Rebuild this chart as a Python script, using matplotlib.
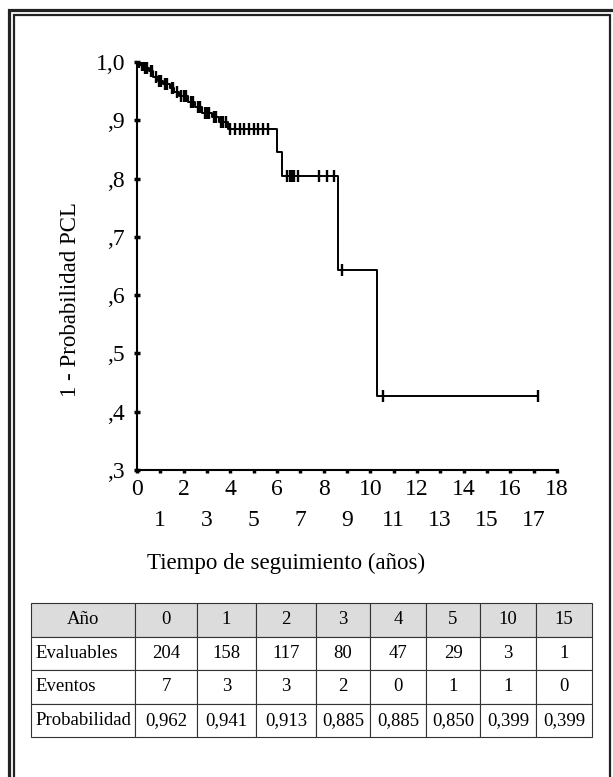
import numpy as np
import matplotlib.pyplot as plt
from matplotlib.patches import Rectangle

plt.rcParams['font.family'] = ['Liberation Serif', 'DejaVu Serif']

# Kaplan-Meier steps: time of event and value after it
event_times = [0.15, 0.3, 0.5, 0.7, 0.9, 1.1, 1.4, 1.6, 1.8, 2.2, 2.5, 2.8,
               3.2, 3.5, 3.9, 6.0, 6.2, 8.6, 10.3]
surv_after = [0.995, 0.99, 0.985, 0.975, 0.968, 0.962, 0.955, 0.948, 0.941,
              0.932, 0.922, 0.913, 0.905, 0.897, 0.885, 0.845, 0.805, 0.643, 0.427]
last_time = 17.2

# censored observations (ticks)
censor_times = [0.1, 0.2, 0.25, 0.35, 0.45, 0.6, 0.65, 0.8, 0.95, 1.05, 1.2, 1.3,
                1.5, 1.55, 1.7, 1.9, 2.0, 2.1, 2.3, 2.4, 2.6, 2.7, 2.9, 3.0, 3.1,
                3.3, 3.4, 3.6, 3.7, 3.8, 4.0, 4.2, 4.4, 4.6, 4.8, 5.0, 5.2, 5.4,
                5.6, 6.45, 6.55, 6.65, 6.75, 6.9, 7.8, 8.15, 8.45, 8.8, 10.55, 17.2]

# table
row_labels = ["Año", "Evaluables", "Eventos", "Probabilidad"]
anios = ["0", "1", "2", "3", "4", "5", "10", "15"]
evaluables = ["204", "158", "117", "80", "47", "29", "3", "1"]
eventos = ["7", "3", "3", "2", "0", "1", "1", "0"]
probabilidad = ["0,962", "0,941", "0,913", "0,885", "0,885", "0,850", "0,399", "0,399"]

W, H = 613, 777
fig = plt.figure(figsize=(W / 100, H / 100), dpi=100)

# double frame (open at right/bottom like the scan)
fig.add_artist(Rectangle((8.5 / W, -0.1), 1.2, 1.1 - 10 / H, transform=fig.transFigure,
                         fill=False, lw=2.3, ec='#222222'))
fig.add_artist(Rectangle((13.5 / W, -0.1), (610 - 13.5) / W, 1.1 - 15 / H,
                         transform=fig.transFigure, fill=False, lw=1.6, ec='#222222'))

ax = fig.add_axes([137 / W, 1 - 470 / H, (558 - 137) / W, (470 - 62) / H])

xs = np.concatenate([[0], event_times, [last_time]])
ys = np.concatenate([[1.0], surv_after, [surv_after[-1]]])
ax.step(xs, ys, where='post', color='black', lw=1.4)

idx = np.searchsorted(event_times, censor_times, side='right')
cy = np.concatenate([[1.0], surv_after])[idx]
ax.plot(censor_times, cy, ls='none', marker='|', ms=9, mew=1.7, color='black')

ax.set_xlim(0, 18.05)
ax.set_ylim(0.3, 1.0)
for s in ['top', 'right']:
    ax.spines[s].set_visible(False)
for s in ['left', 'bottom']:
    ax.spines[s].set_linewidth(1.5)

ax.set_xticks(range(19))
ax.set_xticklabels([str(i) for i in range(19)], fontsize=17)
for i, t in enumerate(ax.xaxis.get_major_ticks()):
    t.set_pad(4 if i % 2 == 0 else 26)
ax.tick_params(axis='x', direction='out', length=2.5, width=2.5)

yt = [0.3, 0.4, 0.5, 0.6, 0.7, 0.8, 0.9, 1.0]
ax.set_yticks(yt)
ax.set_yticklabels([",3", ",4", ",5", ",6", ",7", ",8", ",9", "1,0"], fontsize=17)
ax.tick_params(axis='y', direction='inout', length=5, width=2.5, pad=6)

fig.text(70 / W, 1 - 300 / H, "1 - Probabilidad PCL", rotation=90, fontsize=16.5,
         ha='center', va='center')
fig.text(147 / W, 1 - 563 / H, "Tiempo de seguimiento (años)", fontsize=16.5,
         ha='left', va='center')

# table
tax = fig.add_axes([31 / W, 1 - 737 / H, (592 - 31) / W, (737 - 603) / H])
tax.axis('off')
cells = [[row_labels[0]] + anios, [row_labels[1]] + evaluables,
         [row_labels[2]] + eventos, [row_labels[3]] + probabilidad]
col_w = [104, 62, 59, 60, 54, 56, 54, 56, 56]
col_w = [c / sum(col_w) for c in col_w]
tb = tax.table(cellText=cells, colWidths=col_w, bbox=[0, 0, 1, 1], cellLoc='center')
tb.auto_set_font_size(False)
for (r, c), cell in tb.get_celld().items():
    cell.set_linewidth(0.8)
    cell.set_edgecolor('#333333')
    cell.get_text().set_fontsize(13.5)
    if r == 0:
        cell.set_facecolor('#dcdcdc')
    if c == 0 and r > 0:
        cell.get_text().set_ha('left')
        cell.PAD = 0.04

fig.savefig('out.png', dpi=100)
+--
## Your instructions
Copy all the lines of data exactly as they appear, dropping any images.

## Result of the exercise
Rebuild this chart as a Python script, using matplotlib.
import numpy as np
import matplotlib.pyplot as plt
from matplotlib.patches import Rectangle

plt.rcParams['font.family'] = ['Liberation Serif', 'DejaVu Serif']

# Kaplan-Meier steps: time of event and value after it
event_times = [0.15, 0.3, 0.5, 0.7, 0.9, 1.1, 1.4, 1.6, 1.8, 2.2, 2.5, 2.8,
               3.2, 3.5, 3.9, 6.0, 6.2, 8.6, 10.3]
surv_after = [0.995, 0.99, 0.985, 0.975, 0.968, 0.962, 0.955, 0.948, 0.941,
              0.932, 0.922, 0.913, 0.905, 0.897, 0.885, 0.845, 0.805, 0.643, 0.427]
last_time = 17.2

# censored observations (ticks)
censor_times = [0.1, 0.2, 0.25, 0.35, 0.45, 0.6, 0.65, 0.8, 0.95, 1.05, 1.2, 1.3,
                1.5, 1.55, 1.7, 1.9, 2.0, 2.1, 2.3, 2.4, 2.6, 2.7, 2.9, 3.0, 3.1,
                3.3, 3.4, 3.6, 3.7, 3.8, 4.0, 4.2, 4.4, 4.6, 4.8, 5.0, 5.2, 5.4,
                5.6, 6.45, 6.55, 6.65, 6.75, 6.9, 7.8, 8.15, 8.45, 8.8, 10.55, 17.2]

# table
row_labels = ["Año", "Evaluables", "Eventos", "Probabilidad"]
anios = ["0", "1", "2", "3", "4", "5", "10", "15"]
evaluables = ["204", "158", "117", "80", "47", "29", "3", "1"]
eventos = ["7", "3", "3", "2", "0", "1", "1", "0"]
probabilidad = ["0,962", "0,941", "0,913", "0,885", "0,885", "0,850", "0,399", "0,399"]

W, H = 613, 777
fig = plt.figure(figsize=(W / 100, H / 100), dpi=100)

# double frame (open at right/bottom like the scan)
fig.add_artist(Rectangle((8.5 / W, -0.1), 1.2, 1.1 - 10 / H, transform=fig.transFigure,
                         fill=False, lw=2.3, ec='#222222'))
fig.add_artist(Rectangle((13.5 / W, -0.1), (610 - 13.5) / W, 1.1 - 15 / H,
                         transform=fig.transFigure, fill=False, lw=1.6, ec='#222222'))

ax = fig.add_axes([137 / W, 1 - 470 / H, (558 - 137) / W, (470 - 62) / H])

xs = np.concatenate([[0], event_times, [last_time]])
ys = np.concatenate([[1.0], surv_after, [surv_after[-1]]])
ax.step(xs, ys, where='post', color='black', lw=1.4)

idx = np.searchsorted(event_times, censor_times, side='right')
cy = np.concatenate([[1.0], surv_after])[idx]
ax.plot(censor_times, cy, ls='none', marker='|', ms=9, mew=1.7, color='black')

ax.set_xlim(0, 18.05)
ax.set_ylim(0.3, 1.0)
for s in ['top', 'right']:
    ax.spines[s].set_visible(False)
for s in ['left', 'bottom']:
    ax.spines[s].set_linewidth(1.5)

ax.set_xticks(range(19))
ax.set_xticklabels([str(i) for i in range(19)], fontsize=17)
for i, t in enumerate(ax.xaxis.get_major_ticks()):
    t.set_pad(4 if i % 2 == 0 else 26)
ax.tick_params(axis='x', direction='out', length=2.5, width=2.5)

yt = [0.3, 0.4, 0.5, 0.6, 0.7, 0.8, 0.9, 1.0]
ax.set_yticks(yt)
ax.set_yticklabels([",3", ",4", ",5", ",6", ",7", ",8", ",9", "1,0"], fontsize=17)
ax.tick_params(axis='y', direction='inout', length=5, width=2.5, pad=6)

fig.text(70 / W, 1 - 300 / H, "1 - Probabilidad PCL", rotation=90, fontsize=16.5,
         ha='center', va='center')
fig.text(147 / W, 1 - 563 / H, "Tiempo de seguimiento (años)", fontsize=16.5,
         ha='left', va='center')

# table
tax = fig.add_axes([31 / W, 1 - 737 / H, (592 - 31) / W, (737 - 603) / H])
tax.axis('off')
cells = [[row_labels[0]] + anios, [row_labels[1]] + evaluables,
         [row_labels[2]] + eventos, [row_labels[3]] + probabilidad]
col_w = [104, 62, 59, 60, 54, 56, 54, 56, 56]
col_w = [c / sum(col_w) for c in col_w]
tb = tax.table(cellText=cells, colWidths=col_w, bbox=[0, 0, 1, 1], cellLoc='center')
tb.auto_set_font_size(False)
for (r, c), cell in tb.get_celld().items():
    cell.set_linewidth(0.8)
    cell.set_edgecolor('#333333')
    cell.get_text().set_fontsize(13.5)
    if r == 0:
        cell.set_facecolor('#dcdcdc')
    if c == 0 and r > 0:
        cell.get_text().set_ha('left')
        cell.PAD = 0.04

fig.savefig('out.png', dpi=100)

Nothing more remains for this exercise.